According to Novak, Moscow isn’t out to significantly impact the oil price. The main goal of the production cut agreement with oil-exporting countries is to bring the market into balance and reduce a global glut of oil reserves, he said.
"We assume that the main thing is not the price, but the (intention) to bring average monthly reserves back to the average five-year level," the minister said.
The minister believes global oil reserves will decline by another 100-120 mln barrels per day by July 1, 2017.
"According to our estimations what remains (of oil in storages - TASS) following the agreement will decline by around 100-120 mln barrels per day by July 1," he said, adding that "May and June (results) will be monitored."
Another 3-5 countries might join the agreement on reducing oil production by OPEC countries and non-cartel exporter countries, he went on.

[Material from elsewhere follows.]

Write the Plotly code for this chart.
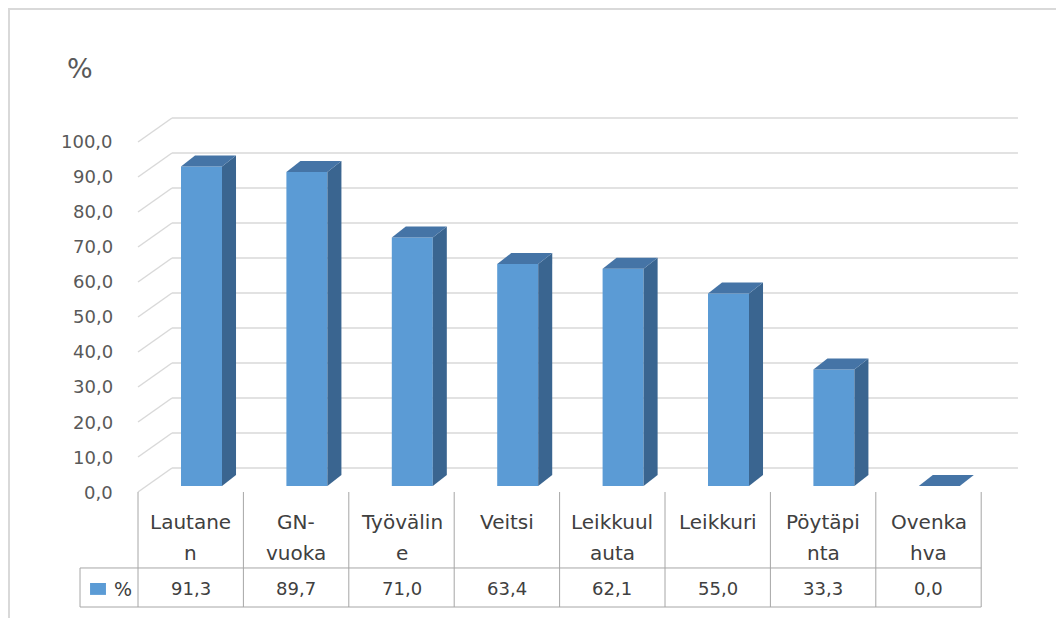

"I think it will be 3-5 new countries," Novak said. Although the Minister did not name specific countries. However, according to him, they would add a certain volume to the total share of oil production to be reduced, but did not name possible volumes.

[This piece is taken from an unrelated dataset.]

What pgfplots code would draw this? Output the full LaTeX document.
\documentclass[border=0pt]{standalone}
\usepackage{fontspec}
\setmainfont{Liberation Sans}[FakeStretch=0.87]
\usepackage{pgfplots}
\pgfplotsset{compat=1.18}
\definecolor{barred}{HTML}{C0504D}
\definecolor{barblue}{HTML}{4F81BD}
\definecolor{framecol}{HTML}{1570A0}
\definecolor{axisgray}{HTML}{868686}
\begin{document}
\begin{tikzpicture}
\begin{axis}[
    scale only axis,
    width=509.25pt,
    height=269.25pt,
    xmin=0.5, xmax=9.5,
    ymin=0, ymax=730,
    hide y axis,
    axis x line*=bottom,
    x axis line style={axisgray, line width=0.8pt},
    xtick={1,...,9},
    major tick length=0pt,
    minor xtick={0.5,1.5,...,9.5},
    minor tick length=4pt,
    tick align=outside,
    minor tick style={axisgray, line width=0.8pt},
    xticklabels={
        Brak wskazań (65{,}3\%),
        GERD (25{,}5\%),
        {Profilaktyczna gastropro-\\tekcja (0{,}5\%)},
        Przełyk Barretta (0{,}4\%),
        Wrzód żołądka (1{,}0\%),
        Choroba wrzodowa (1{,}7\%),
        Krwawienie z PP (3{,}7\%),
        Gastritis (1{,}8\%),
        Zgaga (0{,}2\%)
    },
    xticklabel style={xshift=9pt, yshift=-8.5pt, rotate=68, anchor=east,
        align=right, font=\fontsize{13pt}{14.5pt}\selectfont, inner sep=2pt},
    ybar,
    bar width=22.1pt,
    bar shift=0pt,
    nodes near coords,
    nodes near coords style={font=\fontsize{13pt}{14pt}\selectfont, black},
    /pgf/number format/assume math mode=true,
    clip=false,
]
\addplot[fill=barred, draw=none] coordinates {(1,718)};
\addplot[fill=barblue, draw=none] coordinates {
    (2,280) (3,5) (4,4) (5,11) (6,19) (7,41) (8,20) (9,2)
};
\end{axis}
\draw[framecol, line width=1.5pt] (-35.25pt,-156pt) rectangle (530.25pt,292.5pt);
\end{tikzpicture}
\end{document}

Extending the agreement between OPEC and countries outside of the cartel for 9 months will help reaching a market balance and overcome the winter decline of demand for oil, he went on.
"We believe that the market may not be balanced before the end of the year, and we also observe an annual seasonal decrease of winter demand, so we need to get through this period," the minister said.

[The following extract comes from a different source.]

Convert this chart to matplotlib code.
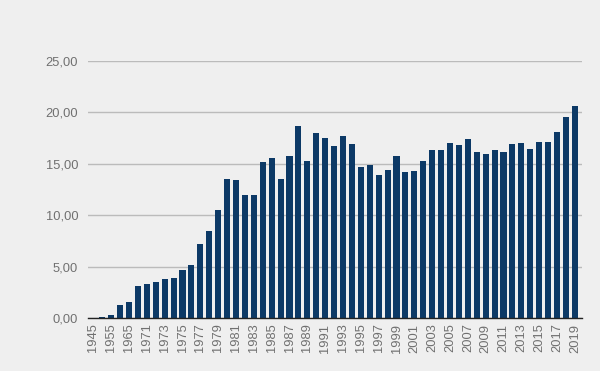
import matplotlib.pyplot as plt
import numpy as np

plt.rcParams['font.family'] = ['Liberation Sans', 'DejaVu Sans']

# Years: 1945-1970 in 5-year steps, then yearly to 2019
years = [1945, 1950, 1955, 1960, 1965, 1970] + list(range(1971, 2020))
values = [
    0.0, 0.1, 0.3, 1.25, 1.6, 3.15,           # 1945-1970
    3.3, 3.5, 3.8, 3.9, 4.7, 5.15, 7.2, 8.5, 10.5, 13.5,   # 1971-1980
    13.4, 12.0, 11.95, 15.15, 15.6, 13.5, 15.8, 18.65, 15.25, 17.97,  # 1981-1990
    17.48, 16.7, 17.67, 16.9, 14.66, 14.85, 13.88, 14.37, 15.73, 14.17,  # 1991-2000
    14.3, 15.24, 16.37, 16.37, 17.0, 16.8, 17.38, 16.1, 16.0, 16.3,  # 2001-2010
    16.1, 16.9, 17.0, 16.4, 17.1, 17.1, 18.06, 19.6, 20.6,  # 2011-2019
]
yticks = [0, 5, 10, 15, 20, 25]

bg = '#efefef'
bar_color = '#0c3966'
text_color = '#707070'

fig = plt.figure(figsize=(6, 3.71), dpi=100, facecolor=bg)
ax = fig.add_axes([88 / 600, 53 / 371, 494 / 600, 257 / 371], facecolor=bg)

x = np.arange(len(years))
ax.bar(x, values, width=0.68, color=bar_color, zorder=3)

ax.set_ylim(0, 25)
ax.set_xlim(-0.6, len(years) - 0.2)
ax.set_yticks(yticks)
ax.set_yticklabels([f"{v:.2f}".replace('.', ',') for v in yticks],
                   fontsize=9.3, color=text_color)
ax.yaxis.grid(True, color='#bbbbbb', linewidth=1, zorder=0)
ax.set_axisbelow(True)

ax.set_xticks(x[::2])
ax.set_xticklabels([str(y) for y in years[::2]], rotation=90,
                   fontsize=9.3, color=text_color)

ax.tick_params(axis='y', length=0, pad=7)
ax.tick_params(axis='x', length=0, pad=4)
for s in ['top', 'right', 'left']:
    ax.spines[s].set_visible(False)
ax.spines['bottom'].set_color('#222222')
ax.spines['bottom'].set_linewidth(1)
ax.spines['bottom'].set_zorder(4)

fig.savefig('out.png', dpi=100, facecolor=bg)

According to Novak, extending the agreement exactly for 9 months will help with a longer-term market forecast and give a greater certainty in terms of market recovery. At the same time, at a meeting of the OPEC countries and countries outside of the cartel in Vienna on May 24-25, Russia is going to propose maintaining the current parameters of the agreement.
In early December 2016, OPEC countries and eleven non-OPEC nations agreed to slash the total oil production by 1.8 mln barrels per day in the first half of this year in order to cut global oil stocks to the latest five-year average.
As of May 1, Russia moved beyond its commitments as it reduced oil production by 300,790 barrels per day versus October 2016, according to the Energy Ministry.